DATA LISTING
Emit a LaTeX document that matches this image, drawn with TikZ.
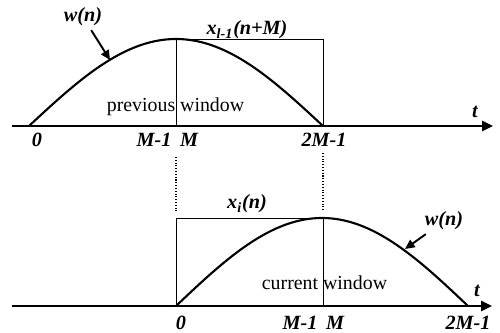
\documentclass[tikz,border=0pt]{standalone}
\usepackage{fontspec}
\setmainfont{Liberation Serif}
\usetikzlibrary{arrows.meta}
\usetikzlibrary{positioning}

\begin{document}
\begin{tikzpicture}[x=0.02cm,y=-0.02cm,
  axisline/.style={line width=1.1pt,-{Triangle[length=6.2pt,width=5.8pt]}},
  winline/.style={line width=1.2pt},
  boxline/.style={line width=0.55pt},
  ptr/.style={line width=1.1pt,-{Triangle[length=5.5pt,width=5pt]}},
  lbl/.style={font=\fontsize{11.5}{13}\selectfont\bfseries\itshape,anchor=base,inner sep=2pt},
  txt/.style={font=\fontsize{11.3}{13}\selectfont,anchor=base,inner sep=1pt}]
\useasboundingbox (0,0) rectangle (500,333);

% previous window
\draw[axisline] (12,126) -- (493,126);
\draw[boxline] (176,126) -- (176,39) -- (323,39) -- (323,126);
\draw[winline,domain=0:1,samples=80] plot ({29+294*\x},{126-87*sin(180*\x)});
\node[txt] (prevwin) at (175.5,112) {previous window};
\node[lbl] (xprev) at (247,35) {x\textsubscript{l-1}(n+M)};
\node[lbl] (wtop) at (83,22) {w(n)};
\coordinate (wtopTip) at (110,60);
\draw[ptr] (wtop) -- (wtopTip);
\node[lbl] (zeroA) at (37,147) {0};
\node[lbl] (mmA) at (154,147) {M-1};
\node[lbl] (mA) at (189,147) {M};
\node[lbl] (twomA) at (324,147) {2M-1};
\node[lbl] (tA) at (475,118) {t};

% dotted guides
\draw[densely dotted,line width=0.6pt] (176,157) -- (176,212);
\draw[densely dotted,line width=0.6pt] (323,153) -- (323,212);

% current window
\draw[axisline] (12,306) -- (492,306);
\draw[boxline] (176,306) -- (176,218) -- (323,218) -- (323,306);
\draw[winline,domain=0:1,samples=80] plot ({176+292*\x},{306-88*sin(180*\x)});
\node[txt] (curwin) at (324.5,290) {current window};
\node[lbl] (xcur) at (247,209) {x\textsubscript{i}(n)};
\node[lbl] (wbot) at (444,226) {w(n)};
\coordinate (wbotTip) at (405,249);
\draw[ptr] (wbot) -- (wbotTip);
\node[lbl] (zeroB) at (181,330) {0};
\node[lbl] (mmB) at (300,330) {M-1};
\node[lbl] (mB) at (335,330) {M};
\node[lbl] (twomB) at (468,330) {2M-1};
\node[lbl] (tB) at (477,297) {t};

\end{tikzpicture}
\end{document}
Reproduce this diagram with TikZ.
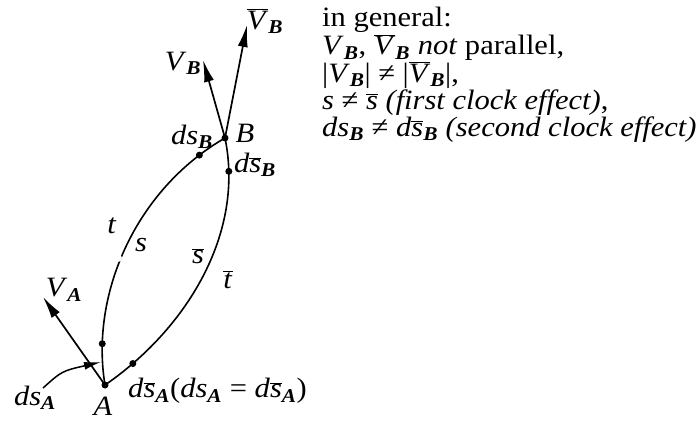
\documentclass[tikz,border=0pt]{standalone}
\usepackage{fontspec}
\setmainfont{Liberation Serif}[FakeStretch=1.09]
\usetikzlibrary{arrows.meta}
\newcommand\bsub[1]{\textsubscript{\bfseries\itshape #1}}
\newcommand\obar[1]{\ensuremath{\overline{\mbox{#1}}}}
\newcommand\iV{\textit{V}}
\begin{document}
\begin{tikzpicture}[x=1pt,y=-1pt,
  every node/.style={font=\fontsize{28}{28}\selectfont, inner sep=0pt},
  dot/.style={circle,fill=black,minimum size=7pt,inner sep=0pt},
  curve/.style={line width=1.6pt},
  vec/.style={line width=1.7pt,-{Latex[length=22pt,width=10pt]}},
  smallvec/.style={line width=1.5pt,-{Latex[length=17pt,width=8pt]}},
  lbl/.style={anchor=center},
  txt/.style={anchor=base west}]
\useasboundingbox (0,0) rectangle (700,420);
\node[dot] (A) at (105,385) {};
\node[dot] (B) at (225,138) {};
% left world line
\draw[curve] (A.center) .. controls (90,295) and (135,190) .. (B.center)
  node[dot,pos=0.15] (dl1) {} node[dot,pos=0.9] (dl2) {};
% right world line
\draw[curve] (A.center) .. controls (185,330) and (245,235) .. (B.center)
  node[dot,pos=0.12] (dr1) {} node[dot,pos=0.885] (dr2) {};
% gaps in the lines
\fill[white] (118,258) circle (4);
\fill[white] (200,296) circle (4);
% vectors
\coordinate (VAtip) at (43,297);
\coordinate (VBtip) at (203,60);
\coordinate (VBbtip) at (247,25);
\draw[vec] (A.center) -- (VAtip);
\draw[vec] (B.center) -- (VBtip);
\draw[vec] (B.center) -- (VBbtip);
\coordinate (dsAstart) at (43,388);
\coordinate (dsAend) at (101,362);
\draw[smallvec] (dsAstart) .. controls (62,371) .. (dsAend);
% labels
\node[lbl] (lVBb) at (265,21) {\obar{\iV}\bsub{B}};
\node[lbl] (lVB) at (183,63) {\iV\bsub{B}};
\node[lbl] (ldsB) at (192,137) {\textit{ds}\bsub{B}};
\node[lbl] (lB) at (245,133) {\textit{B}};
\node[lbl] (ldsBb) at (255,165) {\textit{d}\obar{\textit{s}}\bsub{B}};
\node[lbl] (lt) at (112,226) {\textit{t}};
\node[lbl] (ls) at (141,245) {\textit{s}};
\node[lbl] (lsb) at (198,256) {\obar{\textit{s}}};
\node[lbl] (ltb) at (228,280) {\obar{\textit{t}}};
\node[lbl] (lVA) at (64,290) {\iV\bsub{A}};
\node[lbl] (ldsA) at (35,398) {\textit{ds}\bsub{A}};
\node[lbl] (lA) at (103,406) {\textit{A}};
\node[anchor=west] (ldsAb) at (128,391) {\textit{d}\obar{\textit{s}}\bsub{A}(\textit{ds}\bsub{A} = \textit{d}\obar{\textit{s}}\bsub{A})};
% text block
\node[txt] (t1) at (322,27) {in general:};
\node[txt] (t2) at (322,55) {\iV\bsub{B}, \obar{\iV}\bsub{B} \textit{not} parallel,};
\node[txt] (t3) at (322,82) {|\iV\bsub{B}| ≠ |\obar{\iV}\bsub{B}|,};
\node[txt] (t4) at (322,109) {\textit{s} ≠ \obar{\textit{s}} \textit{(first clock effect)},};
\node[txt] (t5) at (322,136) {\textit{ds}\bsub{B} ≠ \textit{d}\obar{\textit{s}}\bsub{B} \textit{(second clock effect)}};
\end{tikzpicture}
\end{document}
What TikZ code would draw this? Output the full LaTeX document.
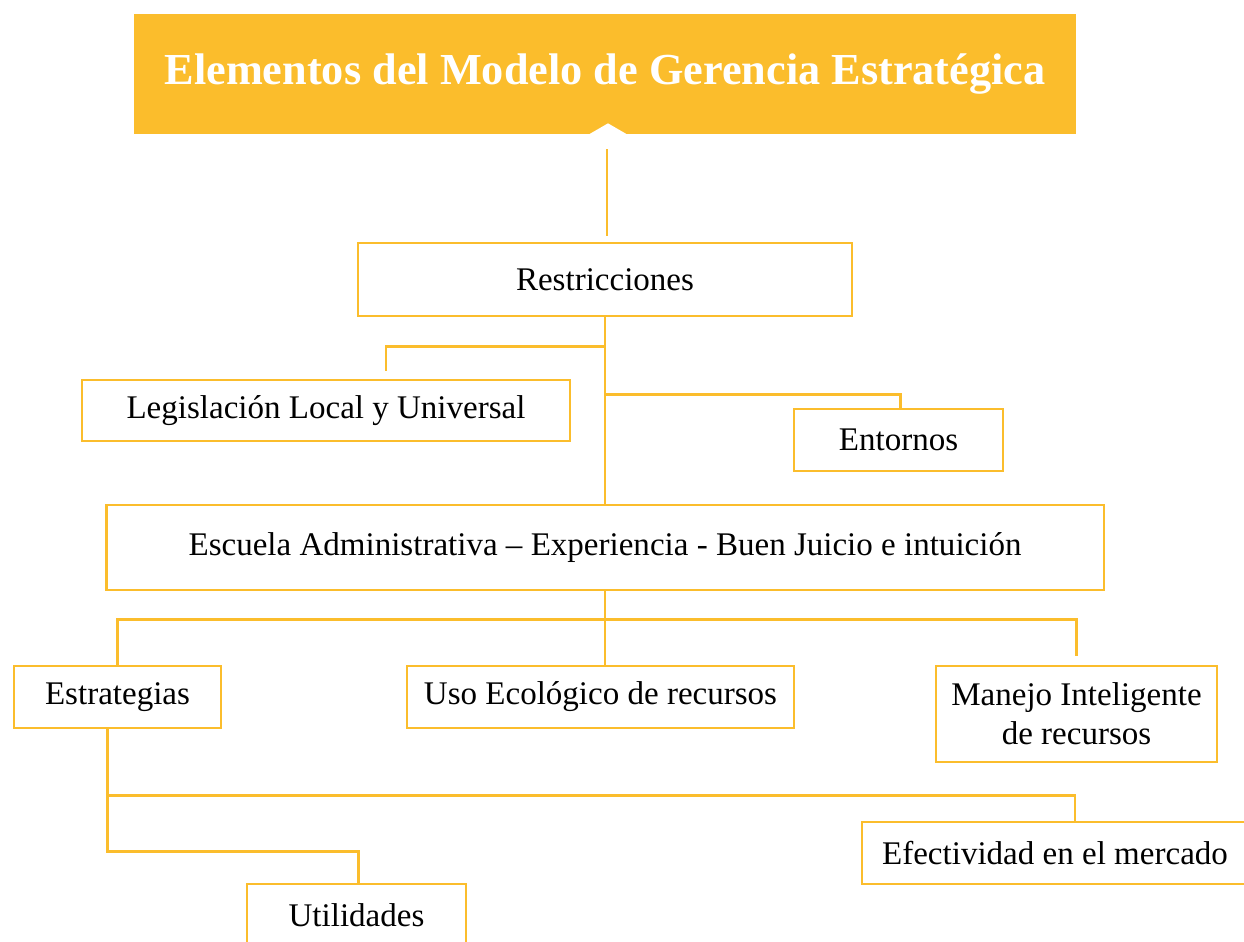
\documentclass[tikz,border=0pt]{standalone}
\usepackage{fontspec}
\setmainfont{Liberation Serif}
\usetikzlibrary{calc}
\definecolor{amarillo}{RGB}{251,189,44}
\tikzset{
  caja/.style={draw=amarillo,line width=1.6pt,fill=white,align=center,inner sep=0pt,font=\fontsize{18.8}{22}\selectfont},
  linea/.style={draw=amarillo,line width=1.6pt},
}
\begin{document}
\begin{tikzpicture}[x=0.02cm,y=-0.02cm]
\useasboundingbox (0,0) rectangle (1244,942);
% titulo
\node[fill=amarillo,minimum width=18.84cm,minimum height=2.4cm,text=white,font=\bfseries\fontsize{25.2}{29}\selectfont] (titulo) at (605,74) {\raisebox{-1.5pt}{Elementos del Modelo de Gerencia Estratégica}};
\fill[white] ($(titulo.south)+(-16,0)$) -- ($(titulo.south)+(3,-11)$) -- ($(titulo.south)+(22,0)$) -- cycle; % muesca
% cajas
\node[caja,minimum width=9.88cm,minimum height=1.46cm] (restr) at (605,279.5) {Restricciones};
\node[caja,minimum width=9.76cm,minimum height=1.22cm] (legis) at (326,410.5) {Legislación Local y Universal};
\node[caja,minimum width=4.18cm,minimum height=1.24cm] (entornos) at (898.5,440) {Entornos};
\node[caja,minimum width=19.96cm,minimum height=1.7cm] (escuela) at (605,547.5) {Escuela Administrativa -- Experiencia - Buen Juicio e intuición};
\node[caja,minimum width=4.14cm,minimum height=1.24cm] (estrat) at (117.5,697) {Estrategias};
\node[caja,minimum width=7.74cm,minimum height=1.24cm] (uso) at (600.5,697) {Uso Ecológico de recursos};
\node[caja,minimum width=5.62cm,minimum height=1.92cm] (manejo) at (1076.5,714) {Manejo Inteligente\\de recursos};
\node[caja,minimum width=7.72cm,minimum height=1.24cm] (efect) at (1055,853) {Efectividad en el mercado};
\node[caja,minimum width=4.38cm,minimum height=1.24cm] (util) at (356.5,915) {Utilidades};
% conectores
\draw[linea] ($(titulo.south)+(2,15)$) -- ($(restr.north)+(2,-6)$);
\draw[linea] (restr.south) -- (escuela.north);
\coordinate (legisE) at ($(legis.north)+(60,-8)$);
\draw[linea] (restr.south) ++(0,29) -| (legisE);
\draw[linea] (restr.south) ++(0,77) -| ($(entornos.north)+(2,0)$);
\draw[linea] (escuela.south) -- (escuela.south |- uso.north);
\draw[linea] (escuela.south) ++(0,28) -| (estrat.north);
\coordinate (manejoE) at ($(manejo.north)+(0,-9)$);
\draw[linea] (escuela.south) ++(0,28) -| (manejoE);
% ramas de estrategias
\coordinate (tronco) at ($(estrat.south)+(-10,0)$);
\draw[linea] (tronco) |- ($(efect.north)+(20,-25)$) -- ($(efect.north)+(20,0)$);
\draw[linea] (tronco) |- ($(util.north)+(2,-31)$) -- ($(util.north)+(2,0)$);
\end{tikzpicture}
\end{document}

WHAT TO DO
Reproduce the material above from its first line through the line containing "(323,153) -- (323,212);", both ends included, and skip every picture.

EXERCISE ANSWER
Emit a LaTeX document that matches this image, drawn with TikZ.
\documentclass[tikz,border=0pt]{standalone}
\usepackage{fontspec}
\setmainfont{Liberation Serif}
\usetikzlibrary{arrows.meta}
\usetikzlibrary{positioning}

\begin{document}
\begin{tikzpicture}[x=0.02cm,y=-0.02cm,
  axisline/.style={line width=1.1pt,-{Triangle[length=6.2pt,width=5.8pt]}},
  winline/.style={line width=1.2pt},
  boxline/.style={line width=0.55pt},
  ptr/.style={line width=1.1pt,-{Triangle[length=5.5pt,width=5pt]}},
  lbl/.style={font=\fontsize{11.5}{13}\selectfont\bfseries\itshape,anchor=base,inner sep=2pt},
  txt/.style={font=\fontsize{11.3}{13}\selectfont,anchor=base,inner sep=1pt}]
\useasboundingbox (0,0) rectangle (500,333);

% previous window
\draw[axisline] (12,126) -- (493,126);
\draw[boxline] (176,126) -- (176,39) -- (323,39) -- (323,126);
\draw[winline,domain=0:1,samples=80] plot ({29+294*\x},{126-87*sin(180*\x)});
\node[txt] (prevwin) at (175.5,112) {previous window};
\node[lbl] (xprev) at (247,35) {x\textsubscript{l-1}(n+M)};
\node[lbl] (wtop) at (83,22) {w(n)};
\coordinate (wtopTip) at (110,60);
\draw[ptr] (wtop) -- (wtopTip);
\node[lbl] (zeroA) at (37,147) {0};
\node[lbl] (mmA) at (154,147) {M-1};
\node[lbl] (mA) at (189,147) {M};
\node[lbl] (twomA) at (324,147) {2M-1};
\node[lbl] (tA) at (475,118) {t};

% dotted guides
\draw[densely dotted,line width=0.6pt] (176,157) -- (176,212);
\draw[densely dotted,line width=0.6pt] (323,153) -- (323,212);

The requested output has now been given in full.